Organik kimya; karbon temelli bileşiklerin yapılarını, özelliklerini, tepkimelerini ve sentez yollarını inceleyen kimya dalıdır.
Kendilerine özgü özellikleri nedeniyle çok karbonlu bileşikler organik bileşiklerin en geniş grubunu oluşturur. Birçok ürünün en önemli bileşenleridirler (boyalar, plastikler, gıda,patlayıcılar, ilaçlar, petrokimyasallar vb.) ve doğal olarak tüm yaşam süreçlerini (birkaç istisnanın dışında) yine organik bileşikler oluşturur.
Organik kimyanın temeli Ebu Bekr Er-Razi (865-925)’nin ortaya koymuş olduğu; bileşiklerin, minerallerde ve canlılarda bulunmasına göre sınıflandırmasına dayanır.
19. yy başlarında ise Berzelius, yapılarındaki gizemler, bitkisel ve hayvansal kaynaklardan elde edilebilmeleri gibi sebeplerle organik bileşiklerin yalnızca canlılarda bulunan “yaşam gücü” ile meydana gelebileceği fikrini ortaya atmıştır ve dolayısıyla o dönemde “yaşam gücü” olmadan organik maddelerin oluşamayacakları savunulmuştur. Organik kimya adlandırması ilk defa Berzelius tarafından kullanılmıştır.

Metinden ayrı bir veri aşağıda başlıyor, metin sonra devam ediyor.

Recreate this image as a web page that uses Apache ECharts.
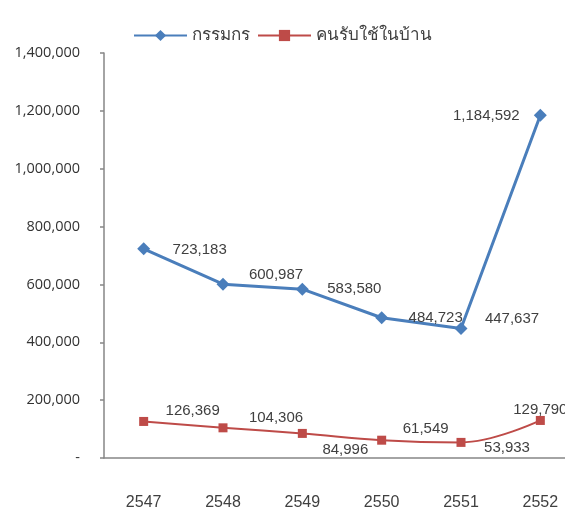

Organik kimya çalışmaları, kimyagerlerin bu organik maddeleri aynen inorganik maddeler gibi “yaşam gücü”ne gerek duymadan laboratuar ortamında üretilebileceklerini farketmeleriyle hız kazandı. 1828 yılında Alman kimyacı Friedrich Wöhler amonyum siyanatı (NH4OCN) ısıtarak, tamamen organik olan üreyi elde etmiştir. Wöhler sentezi olarak anılan bu yöntem “yaşam gücü” tezini yıkması nedeniyle bir dönüm noktası olarak kabul edilir.

Organik kimya tarihindeki önemli dönüm noktaları:
- 1807 : Lavoisier organik bileşiklerin karbon, hidrojen ve oksijen içerdiğini kanıtladı.
- 1853 : Edward Frankland ilk olarak değerlik terimini (valentlik) kullandı.
- 1857 : August Kekule ve Adolf Kulbe karbonun dört bağ yapabilme özelliğini açıkladı.
- 1858 – 1861 : A. Kekule, A.S. Couper ve A.M. Butlerov birbirinden bağımsız olarak “Organik bileşiklerin yapısal teorisini” geliştirdiler.
- 1874 : Van’t Hoff ve Joseph Le Bel organik bileşiklerin yapısal teorisini metan gibi bazı bileşiklere uyguladılar. Burada karbonu merkeze ve hidrojeni de karbonun etrafına yerleştirdiler.
- 1916 : G. Lewis ve W. Kössel ilk olarak iyonik ve kovalent bağları açıkladılar.